UT spokeswoman Marcia Gibbs said Roundup has not been an official University activity since 1990. However, she said the Interfraternity Council and the University Panhellenic Council, concerned about campus safety and crime during Roundup, instituted a wristband requirement for the students’ own benefit and to prevent high school students from attending the events. Students could get a wristband at various locations by showing their college student ID.
“Over the years, at the request of the Interfraternity Council and University Panhellenic, the University has worked and continues to work with these organizations on developing effective risk management policies and measures to ensure safety at their events,” Gibbs said.

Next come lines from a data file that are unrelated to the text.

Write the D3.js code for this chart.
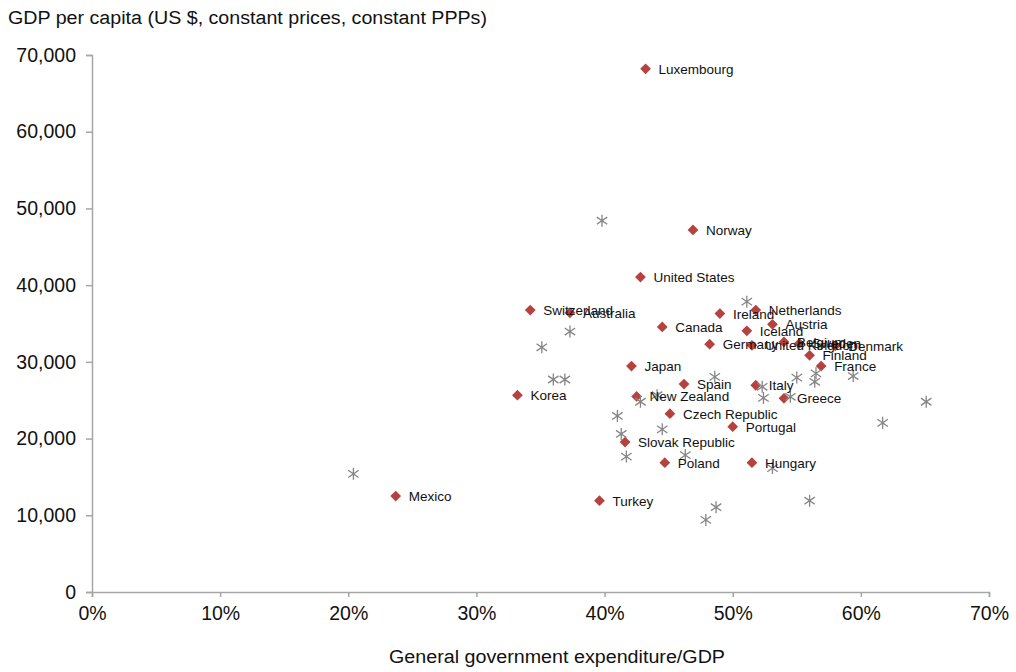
<!DOCTYPE html>
<html>
<head>
<meta charset="utf-8">
<script src="https://cdn.jsdelivr.net/npm/d3@7"></script>
<style>
  html, body { margin: 0; padding: 0; background: #fff; }
  svg { display: block; font-family: "Liberation Sans", Arial, sans-serif; }
</style>
</head>
<body>
<svg id="chart" width="1016" height="672"></svg>
<script>
// ---- Data ----
const countries = ["Luxembourg","Norway","United States","Switzerland","Australia","Canada",
  "Ireland","Netherlands","Austria","Iceland","Germany","United Kingdom","Belgium","Sweden",
  "Denmark","Finland","France","Japan","Spain","Italy","Greece","New Zealand","Korea",
  "Czech Republic","Portugal","Slovak Republic","Poland","Hungary","Turkey","Mexico"];
const expenditureShare = [0.432,0.469,0.428,0.342,0.373,0.445,
  0.490,0.518,0.531,0.511,0.482,0.515,0.540,0.552,
  0.580,0.560,0.569,0.421,0.462,0.518,0.540,0.425,0.332,
  0.451,0.500,0.416,0.447,0.515,0.396,0.237];
const gdpPerCapita = [68200,47200,41050,36750,36400,34550,
  36300,36750,34900,34050,32300,32150,32600,32400,
  32100,30850,29450,29450,27100,26950,25250,25500,25650,
  23250,21550,19550,16850,16850,11900,12500];

// second series (grey asterisks, unlabelled)
const otherExpenditureShare = [0.398,0.511,0.373,0.351,0.360,0.369,0.428,0.441,0.486,0.523,
  0.524,0.545,0.550,0.565,0.564,0.594,0.651,0.617,0.410,0.413,0.445,0.417,0.463,0.531,
  0.487,0.479,0.560,0.204];
const otherGdpPerCapita = [48400,37850,33950,31900,27700,27700,24800,25650,28050,26750,
  25300,25450,27950,28500,27400,28150,24800,22050,22950,20600,21200,17650,17850,16150,
  11050,9400,11900,15400];

const xTicks = [0,0.1,0.2,0.3,0.4,0.5,0.6,0.7];
const yTicks = [0,10000,20000,30000,40000,50000,60000,70000];
const yTitle = "GDP per capita (US $, constant prices, constant PPPs)";
const xTitle = "General government expenditure/GDP";

// ---- Layout ----
const svg = d3.select("#chart");
const x = d3.scaleLinear().domain([0, 0.7]).range([92, 989]);
const y = d3.scaleLinear().domain([0, 70000]).range([592, 55]);
const axisColor = "#a6a6a6";
const redFill = "#B6423F";
const starColor = "#868686";

// Y axis
const yAxis = d3.axisLeft(y).tickValues(yTicks).tickSize(6).tickPadding(10)
  .tickFormat(d => d3.format(",")(d));
const gy = svg.append("g").attr("transform", `translate(${x(0)},0)`).call(yAxis);
gy.select(".domain").attr("stroke", axisColor).attr("stroke-width", 1.5);
gy.selectAll(".tick line").attr("stroke", axisColor).attr("stroke-width", 1.5);
gy.selectAll(".tick text").attr("font-size", 19.5).attr("fill", "#111")
  .attr("font-family", "Liberation Sans, Arial, sans-serif");

// X axis
const xAxis = d3.axisBottom(x).tickValues(xTicks).tickSize(5).tickPadding(9)
  .tickFormat(d3.format(".0%"));
const gx = svg.append("g").attr("transform", `translate(0,${y(0)})`).call(xAxis);
gx.select(".domain").attr("stroke", axisColor).attr("stroke-width", 1.5);
gx.selectAll(".tick line").attr("stroke", axisColor).attr("stroke-width", 1.5);
gx.selectAll(".tick text").attr("font-size", 19.5).attr("fill", "#111")
  .attr("font-family", "Liberation Sans, Arial, sans-serif");

// Titles
svg.append("text").attr("x", 8).attr("y", 24).attr("font-size", 18).attr("fill", "#111")
  .attr("textLength", 479).attr("lengthAdjust", "spacingAndGlyphs").text(yTitle);
svg.append("text").attr("x", 557).attr("y", 663).attr("text-anchor", "middle")
  .attr("font-size", 18).attr("fill", "#111")
  .attr("textLength", 336).attr("lengthAdjust", "spacingAndGlyphs").text(xTitle);

// Red diamonds
const mainData = countries.map((c, i) => ({name: c, x: expenditureShare[i], y: gdpPerCapita[i]}));
const diamond = d3.symbol().type(d3.symbolSquare).size(58);
svg.append("g").selectAll("path").data(mainData).join("path")
  .attr("d", diamond)
  .attr("transform", d => `translate(${x(d.x)},${y(d.y)}) rotate(45)`)
  .attr("fill", redFill);

// Grey asterisks
const otherData = otherExpenditureShare.map((v, i) => ({x: v, y: otherGdpPerCapita[i]}));
const r = 6;
const starPath = `M0,${-r}L0,${r}M${-r*0.87},${-r*0.6}L${r*0.87},${r*0.6}M${-r*0.87},${r*0.6}L${r*0.87},${-r*0.6}`;
svg.append("g").selectAll("path").data(otherData).join("path")
  .attr("d", starPath)
  .attr("transform", d => `translate(${x(d.x)},${y(d.y)})`)
  .attr("fill", "none").attr("stroke", starColor).attr("stroke-width", 1.3);

// Labels
svg.append("g").selectAll("text").data(mainData).join("text")
  .attr("x", d => x(d.x) + 13)
  .attr("y", d => y(d.y) + 5)
  .attr("font-size", 13.5).attr("fill", "#111")
  .text(d => d.name);
</script>
</body>
</html>
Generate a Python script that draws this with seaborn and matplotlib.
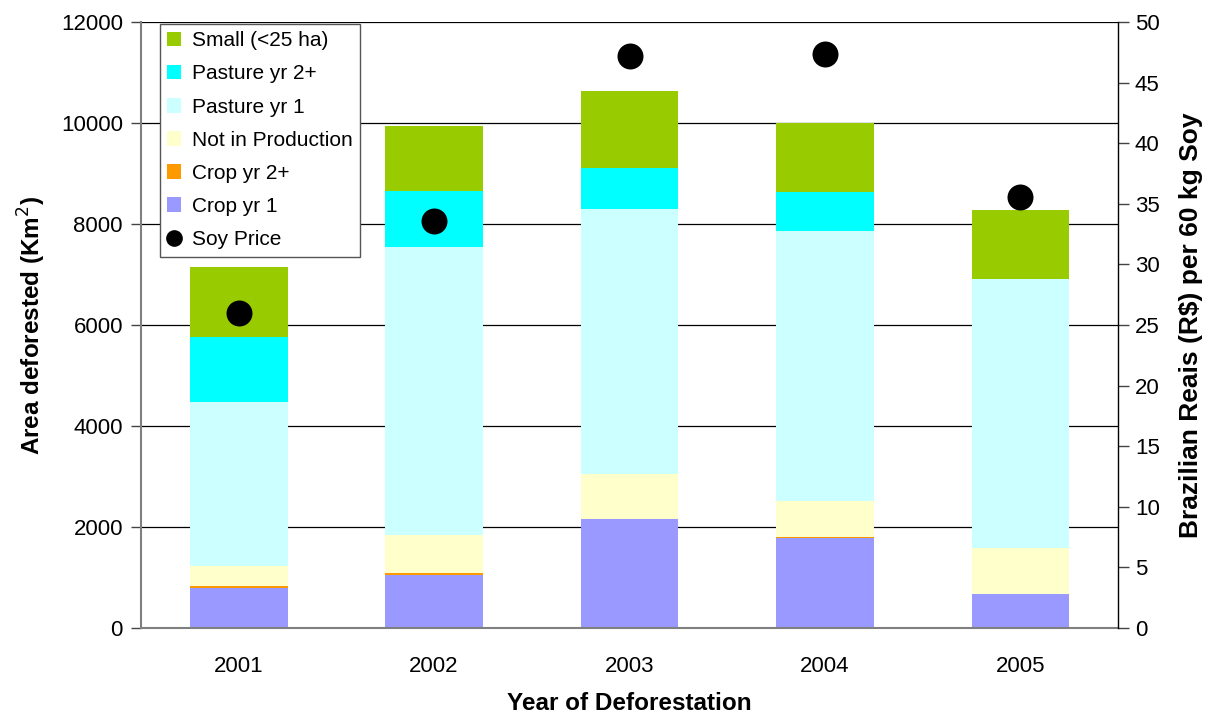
import numpy as np
import matplotlib
matplotlib.use("Agg")
import matplotlib.pyplot as plt
from matplotlib.patches import Patch
from matplotlib.lines import Line2D
import seaborn as sns

# ── data ─────────────────────────────────────────────────────────────────────
years = ["2001", "2002", "2003", "2004", "2005"]
crop_yr1 = [800, 1040, 2150, 1790, 670]
crop_yr2 = [30, 40, 0, 15, 0]
not_in_prod = [400, 760, 910, 710, 910]
pasture_yr1 = [3250, 5700, 5230, 5340, 5330]
pasture_yr2 = [1290, 1110, 830, 790, 0]
small = [1370, 1290, 1520, 1350, 1370]
soy_price = [26.0, 33.6, 47.2, 47.4, 35.6]

layers = [
    ("Crop yr 1", crop_yr1, "#9999FF"),
    ("Crop yr 2+", crop_yr2, "#FF9900"),
    ("Not in Production", not_in_prod, "#FFFFCC"),
    ("Pasture yr 1", pasture_yr1, "#CCFFFF"),
    ("Pasture yr 2+", pasture_yr2, "#00FFFF"),
    ("Small (<25 ha)", small, "#99CC00"),
]

# ── plot ─────────────────────────────────────────────────────────────────────
sns.set_style("white")
plt.rcParams["font.family"] = ["Liberation Sans", "DejaVu Sans"]
plt.rcParams.update({"text.color": "black", "axes.labelcolor": "black",
                     "xtick.color": "black", "ytick.color": "black"})

fig = plt.figure(figsize=(12.14, 7.13), dpi=100)
ax = fig.add_axes([0.1161, 0.1192, 0.8049, 0.8498])

bottom = np.zeros(len(years))
for name, vals, col in layers:
    sns.barplot(x=years, y=vals, bottom=bottom, color=col, width=0.5,
                linewidth=0, saturation=1, ax=ax, zorder=2)
    bottom += np.array(vals)

ax.set_ylim(0, 12000)
ax.set_xlim(-0.5, len(years) - 0.5)
ax.set_yticks(np.arange(0, 12001, 2000))
ax.yaxis.grid(True, color="black", linewidth=0.9, zorder=0)
ax.set_axisbelow(True)

# category ticks at boundaries, labels at centres
ax.set_xticks(np.arange(-0.5, len(years), 1.0))
ax.set_xticklabels([])
ax.set_xticks(np.arange(len(years)), minor=True)
ax.set_xticklabels(years, minor=True)
ax.tick_params(axis="x", which="major", direction="out", length=7, width=1, color="#444444")
ax.tick_params(axis="x", which="minor", length=0, labelsize=16, pad=20)
ax.tick_params(axis="y", direction="out", length=7, width=1, color="#444444",
               labelsize=16, pad=6)

for s in ["left", "bottom"]:
    ax.spines[s].set_color("#808080")
    ax.spines[s].set_linewidth(1.5)
ax.spines["top"].set_visible(False)
ax.spines["right"].set_visible(False)

ax.set_xlabel("Year of Deforestation", fontsize=17.5, fontweight="bold", labelpad=11)
ax.set_ylabel("Area deforested (Km$^2$)", fontsize=17.5, fontweight="bold", labelpad=9)

# soy price on secondary axis
ax2 = ax.twinx()
sns.scatterplot(x=np.arange(len(years)), y=soy_price, s=300, color="black",
                edgecolor="black", ax=ax2, zorder=5)
ax2.set_ylim(0, 50)
ax2.set_yticks(np.arange(0, 51, 5))
ax2.tick_params(axis="y", direction="out", length=8, width=1, color="#444444",
                labelsize=16, pad=4)
ax2.spines["top"].set_visible(False)
ax2.spines["left"].set_visible(False)
ax2.spines["bottom"].set_visible(False)
ax2.spines["right"].set_color("black")
ax2.spines["right"].set_linewidth(1)
ax2.set_ylabel("Brazilian Reais (R\\$) per 60 kg Soy", fontsize=19, fontweight="bold", labelpad=14)

# legend
handles = [Patch(facecolor=col, edgecolor="none", label=name) for name, _, col in layers[::-1]]
handles.append(Line2D([0], [0], marker="o", color="none", markerfacecolor="black",
                      markeredgecolor="black", markersize=11, label="Soy Price"))
leg = ax2.legend(handles=handles, loc="upper left", bbox_to_anchor=(0.019, 0.997),
                 fontsize=15, frameon=True, fancybox=False, handlelength=0.7,
                 handleheight=0.7, handletextpad=0.5, labelspacing=0.68,
                 borderpad=0.35, borderaxespad=0)
leg.get_frame().set_edgecolor("#555555")
leg.get_frame().set_linewidth(1)
leg.get_frame().set_alpha(1)

fig.savefig("out.png", dpi=100)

Psychology freshman Jacky Vorlop said security guards were present at several Roundup parties, checking to make sure that attendees had the required wristbands. She said the mandatory wristbands not only kept high school students out, but many college students too, as the University ran out of wristbands at one point.
“On Saturday the police were really on-call, and if you didn’t have a wristband ... but you had a student I.D., that didn’t work,” Vorlop said.
However, Plan II freshman Parker Berg said the crowds contributed to the positive experience of Roundup.
“If there are a million people milling around on West Campus, it’s going to be fun,” Berg said.
Berg said the wristbands might have been helpful in keeping some high school students out, but he did not think it kept them all out.
“I think it all comes down to who you know, just like any other party,” Berg said.
Nate Sokolski, vice-president of Alpha Tau Omega, said he felt the wristbands was an overkill measure taken by the Interfraternity Council.
“If the IFC wants to have no involvement with a fraternity party, they shouldn’t have a wristband that says IFC on it,” Sokolski said. “It’s silly, I understand they’re doing it because it’s something I guess they should do, but I don’t see the purpose of it.”
For example, Sokolski said he did not understand why wristbands were needed for philanthropy events.
“There are a lot of hypotheticals that really make these wristbands pretty imperfect, and I don’t think it’s done a good job,” Sokolski said.